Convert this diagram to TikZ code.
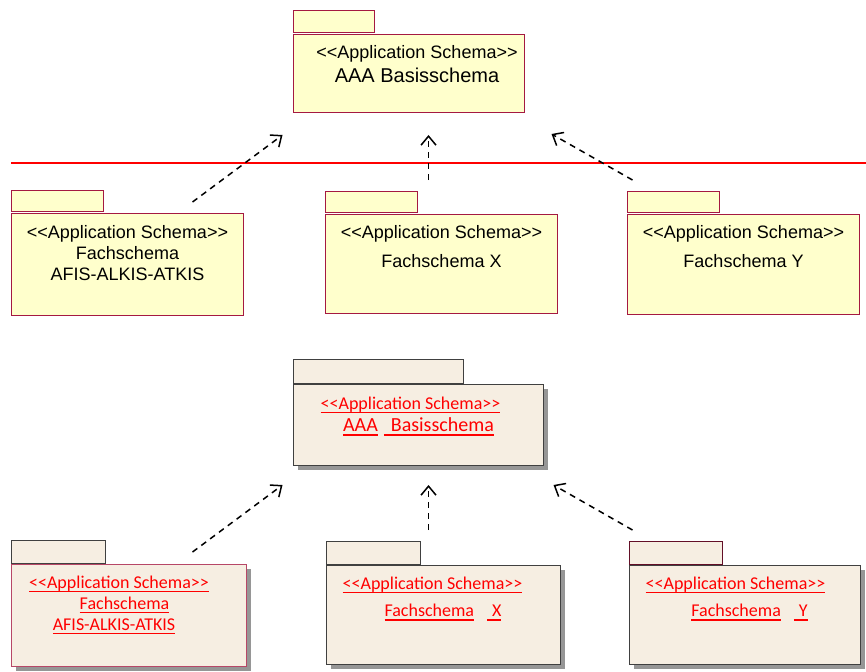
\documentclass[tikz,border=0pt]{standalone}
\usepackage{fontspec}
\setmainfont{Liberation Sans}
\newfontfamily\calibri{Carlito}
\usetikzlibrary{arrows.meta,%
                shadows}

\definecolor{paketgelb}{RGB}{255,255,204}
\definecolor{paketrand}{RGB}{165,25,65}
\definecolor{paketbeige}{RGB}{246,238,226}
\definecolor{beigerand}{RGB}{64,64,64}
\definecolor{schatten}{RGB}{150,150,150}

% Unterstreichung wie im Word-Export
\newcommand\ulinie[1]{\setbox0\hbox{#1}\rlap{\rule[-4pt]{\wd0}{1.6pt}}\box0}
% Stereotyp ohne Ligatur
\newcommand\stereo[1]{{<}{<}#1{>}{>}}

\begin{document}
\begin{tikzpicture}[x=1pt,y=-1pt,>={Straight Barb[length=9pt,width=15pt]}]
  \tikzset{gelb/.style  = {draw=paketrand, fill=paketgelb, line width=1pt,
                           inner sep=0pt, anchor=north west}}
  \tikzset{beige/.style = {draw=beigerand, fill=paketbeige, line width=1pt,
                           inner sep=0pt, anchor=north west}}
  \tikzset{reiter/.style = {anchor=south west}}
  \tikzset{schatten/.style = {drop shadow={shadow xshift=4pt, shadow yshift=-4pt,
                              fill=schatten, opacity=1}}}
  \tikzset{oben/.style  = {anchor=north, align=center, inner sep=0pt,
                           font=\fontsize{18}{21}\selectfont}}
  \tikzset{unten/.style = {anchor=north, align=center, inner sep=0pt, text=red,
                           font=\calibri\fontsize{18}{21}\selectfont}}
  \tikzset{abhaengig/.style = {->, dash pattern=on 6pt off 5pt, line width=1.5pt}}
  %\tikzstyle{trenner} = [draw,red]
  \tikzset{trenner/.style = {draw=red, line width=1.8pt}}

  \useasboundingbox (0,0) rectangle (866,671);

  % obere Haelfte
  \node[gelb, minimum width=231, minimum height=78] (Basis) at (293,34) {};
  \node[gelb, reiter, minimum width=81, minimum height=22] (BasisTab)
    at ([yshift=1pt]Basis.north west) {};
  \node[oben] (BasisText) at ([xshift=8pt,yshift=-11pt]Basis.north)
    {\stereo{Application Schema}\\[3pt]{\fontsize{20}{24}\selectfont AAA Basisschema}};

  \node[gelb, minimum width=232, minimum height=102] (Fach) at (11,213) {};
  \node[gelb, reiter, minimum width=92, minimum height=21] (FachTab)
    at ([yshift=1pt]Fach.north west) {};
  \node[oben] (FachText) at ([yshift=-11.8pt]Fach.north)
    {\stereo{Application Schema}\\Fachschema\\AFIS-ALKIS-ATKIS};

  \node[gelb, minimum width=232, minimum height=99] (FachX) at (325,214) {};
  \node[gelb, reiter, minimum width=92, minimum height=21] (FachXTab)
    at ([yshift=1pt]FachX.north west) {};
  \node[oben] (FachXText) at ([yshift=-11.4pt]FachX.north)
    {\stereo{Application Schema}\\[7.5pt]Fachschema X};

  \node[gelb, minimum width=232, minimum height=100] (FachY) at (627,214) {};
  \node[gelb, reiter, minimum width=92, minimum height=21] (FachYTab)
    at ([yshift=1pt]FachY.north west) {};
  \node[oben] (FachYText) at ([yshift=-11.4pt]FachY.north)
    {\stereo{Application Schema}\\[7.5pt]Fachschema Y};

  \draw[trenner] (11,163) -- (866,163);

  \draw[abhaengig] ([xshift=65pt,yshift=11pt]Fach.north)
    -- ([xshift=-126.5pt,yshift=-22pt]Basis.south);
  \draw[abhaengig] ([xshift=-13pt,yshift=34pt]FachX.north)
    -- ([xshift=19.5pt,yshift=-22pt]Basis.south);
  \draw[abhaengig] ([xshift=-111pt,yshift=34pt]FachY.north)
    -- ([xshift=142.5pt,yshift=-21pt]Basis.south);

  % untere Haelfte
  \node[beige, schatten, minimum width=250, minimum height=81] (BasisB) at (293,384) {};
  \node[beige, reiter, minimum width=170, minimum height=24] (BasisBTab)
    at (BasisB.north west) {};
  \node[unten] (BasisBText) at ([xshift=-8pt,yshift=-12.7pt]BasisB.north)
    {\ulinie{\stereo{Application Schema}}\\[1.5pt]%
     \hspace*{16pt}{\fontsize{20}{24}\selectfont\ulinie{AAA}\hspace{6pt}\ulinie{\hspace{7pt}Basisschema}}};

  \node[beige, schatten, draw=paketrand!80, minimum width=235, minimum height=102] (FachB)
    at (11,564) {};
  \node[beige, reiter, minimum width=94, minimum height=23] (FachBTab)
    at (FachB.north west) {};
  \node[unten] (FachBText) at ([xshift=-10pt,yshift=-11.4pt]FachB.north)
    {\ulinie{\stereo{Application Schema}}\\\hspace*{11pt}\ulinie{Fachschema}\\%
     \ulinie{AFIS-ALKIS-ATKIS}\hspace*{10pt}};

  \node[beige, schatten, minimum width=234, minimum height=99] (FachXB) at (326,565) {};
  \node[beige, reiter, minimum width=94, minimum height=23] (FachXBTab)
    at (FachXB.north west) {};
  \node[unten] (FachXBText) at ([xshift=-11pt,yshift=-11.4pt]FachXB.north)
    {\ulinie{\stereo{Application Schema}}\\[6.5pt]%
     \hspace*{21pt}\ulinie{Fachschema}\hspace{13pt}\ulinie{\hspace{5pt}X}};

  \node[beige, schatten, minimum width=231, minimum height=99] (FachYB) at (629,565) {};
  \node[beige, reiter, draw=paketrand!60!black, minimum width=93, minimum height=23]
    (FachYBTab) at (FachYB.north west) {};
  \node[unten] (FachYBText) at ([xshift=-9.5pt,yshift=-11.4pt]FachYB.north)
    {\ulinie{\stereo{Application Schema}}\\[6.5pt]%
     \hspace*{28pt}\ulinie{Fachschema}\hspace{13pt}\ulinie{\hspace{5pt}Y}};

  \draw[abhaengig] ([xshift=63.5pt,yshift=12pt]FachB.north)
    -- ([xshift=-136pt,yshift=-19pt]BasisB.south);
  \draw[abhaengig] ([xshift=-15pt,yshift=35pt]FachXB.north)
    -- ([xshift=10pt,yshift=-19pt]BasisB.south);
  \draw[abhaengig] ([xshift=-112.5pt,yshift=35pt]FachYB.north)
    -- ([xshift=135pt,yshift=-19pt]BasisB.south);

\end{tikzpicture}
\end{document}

========================================================================

Return the listing above word for word, with the pictures removed.

= EXPECTED ANSWER =
Convert this diagram to TikZ code.
\documentclass[tikz,border=0pt]{standalone}
\usepackage{fontspec}
\setmainfont{Liberation Sans}
\newfontfamily\calibri{Carlito}
\usetikzlibrary{arrows.meta,%
                shadows}

\definecolor{paketgelb}{RGB}{255,255,204}
\definecolor{paketrand}{RGB}{165,25,65}
\definecolor{paketbeige}{RGB}{246,238,226}
\definecolor{beigerand}{RGB}{64,64,64}
\definecolor{schatten}{RGB}{150,150,150}

% Unterstreichung wie im Word-Export
\newcommand\ulinie[1]{\setbox0\hbox{#1}\rlap{\rule[-4pt]{\wd0}{1.6pt}}\box0}
% Stereotyp ohne Ligatur
\newcommand\stereo[1]{{<}{<}#1{>}{>}}

\begin{document}
\begin{tikzpicture}[x=1pt,y=-1pt,>={Straight Barb[length=9pt,width=15pt]}]
  \tikzset{gelb/.style  = {draw=paketrand, fill=paketgelb, line width=1pt,
                           inner sep=0pt, anchor=north west}}
  \tikzset{beige/.style = {draw=beigerand, fill=paketbeige, line width=1pt,
                           inner sep=0pt, anchor=north west}}
  \tikzset{reiter/.style = {anchor=south west}}
  \tikzset{schatten/.style = {drop shadow={shadow xshift=4pt, shadow yshift=-4pt,
                              fill=schatten, opacity=1}}}
  \tikzset{oben/.style  = {anchor=north, align=center, inner sep=0pt,
                           font=\fontsize{18}{21}\selectfont}}
  \tikzset{unten/.style = {anchor=north, align=center, inner sep=0pt, text=red,
                           font=\calibri\fontsize{18}{21}\selectfont}}
  \tikzset{abhaengig/.style = {->, dash pattern=on 6pt off 5pt, line width=1.5pt}}
  %\tikzstyle{trenner} = [draw,red]
  \tikzset{trenner/.style = {draw=red, line width=1.8pt}}

  \useasboundingbox (0,0) rectangle (866,671);

  % obere Haelfte
  \node[gelb, minimum width=231, minimum height=78] (Basis) at (293,34) {};
  \node[gelb, reiter, minimum width=81, minimum height=22] (BasisTab)
    at ([yshift=1pt]Basis.north west) {};
  \node[oben] (BasisText) at ([xshift=8pt,yshift=-11pt]Basis.north)
    {\stereo{Application Schema}\\[3pt]{\fontsize{20}{24}\selectfont AAA Basisschema}};

  \node[gelb, minimum width=232, minimum height=102] (Fach) at (11,213) {};
  \node[gelb, reiter, minimum width=92, minimum height=21] (FachTab)
    at ([yshift=1pt]Fach.north west) {};
  \node[oben] (FachText) at ([yshift=-11.8pt]Fach.north)
    {\stereo{Application Schema}\\Fachschema\\AFIS-ALKIS-ATKIS};

  \node[gelb, minimum width=232, minimum height=99] (FachX) at (325,214) {};
  \node[gelb, reiter, minimum width=92, minimum height=21] (FachXTab)
    at ([yshift=1pt]FachX.north west) {};
  \node[oben] (FachXText) at ([yshift=-11.4pt]FachX.north)
    {\stereo{Application Schema}\\[7.5pt]Fachschema X};

  \node[gelb, minimum width=232, minimum height=100] (FachY) at (627,214) {};
  \node[gelb, reiter, minimum width=92, minimum height=21] (FachYTab)
    at ([yshift=1pt]FachY.north west) {};
  \node[oben] (FachYText) at ([yshift=-11.4pt]FachY.north)
    {\stereo{Application Schema}\\[7.5pt]Fachschema Y};

  \draw[trenner] (11,163) -- (866,163);

  \draw[abhaengig] ([xshift=65pt,yshift=11pt]Fach.north)
    -- ([xshift=-126.5pt,yshift=-22pt]Basis.south);
  \draw[abhaengig] ([xshift=-13pt,yshift=34pt]FachX.north)
    -- ([xshift=19.5pt,yshift=-22pt]Basis.south);
  \draw[abhaengig] ([xshift=-111pt,yshift=34pt]FachY.north)
    -- ([xshift=142.5pt,yshift=-21pt]Basis.south);

  % untere Haelfte
  \node[beige, schatten, minimum width=250, minimum height=81] (BasisB) at (293,384) {};
  \node[beige, reiter, minimum width=170, minimum height=24] (BasisBTab)
    at (BasisB.north west) {};
  \node[unten] (BasisBText) at ([xshift=-8pt,yshift=-12.7pt]BasisB.north)
    {\ulinie{\stereo{Application Schema}}\\[1.5pt]%
     \hspace*{16pt}{\fontsize{20}{24}\selectfont\ulinie{AAA}\hspace{6pt}\ulinie{\hspace{7pt}Basisschema}}};

  \node[beige, schatten, draw=paketrand!80, minimum width=235, minimum height=102] (FachB)
    at (11,564) {};
  \node[beige, reiter, minimum width=94, minimum height=23] (FachBTab)
    at (FachB.north west) {};
  \node[unten] (FachBText) at ([xshift=-10pt,yshift=-11.4pt]FachB.north)
    {\ulinie{\stereo{Application Schema}}\\\hspace*{11pt}\ulinie{Fachschema}\\%
     \ulinie{AFIS-ALKIS-ATKIS}\hspace*{10pt}};

  \node[beige, schatten, minimum width=234, minimum height=99] (FachXB) at (326,565) {};
  \node[beige, reiter, minimum width=94, minimum height=23] (FachXBTab)
    at (FachXB.north west) {};
  \node[unten] (FachXBText) at ([xshift=-11pt,yshift=-11.4pt]FachXB.north)
    {\ulinie{\stereo{Application Schema}}\\[6.5pt]%
     \hspace*{21pt}\ulinie{Fachschema}\hspace{13pt}\ulinie{\hspace{5pt}X}};

  \node[beige, schatten, minimum width=231, minimum height=99] (FachYB) at (629,565) {};
  \node[beige, reiter, draw=paketrand!60!black, minimum width=93, minimum height=23]
    (FachYBTab) at (FachYB.north west) {};
  \node[unten] (FachYBText) at ([xshift=-9.5pt,yshift=-11.4pt]FachYB.north)
    {\ulinie{\stereo{Application Schema}}\\[6.5pt]%
     \hspace*{28pt}\ulinie{Fachschema}\hspace{13pt}\ulinie{\hspace{5pt}Y}};

  \draw[abhaengig] ([xshift=63.5pt,yshift=12pt]FachB.north)
    -- ([xshift=-136pt,yshift=-19pt]BasisB.south);
  \draw[abhaengig] ([xshift=-15pt,yshift=35pt]FachXB.north)
    -- ([xshift=10pt,yshift=-19pt]BasisB.south);
  \draw[abhaengig] ([xshift=-112.5pt,yshift=35pt]FachYB.north)
    -- ([xshift=135pt,yshift=-19pt]BasisB.south);

\end{tikzpicture}
\end{document}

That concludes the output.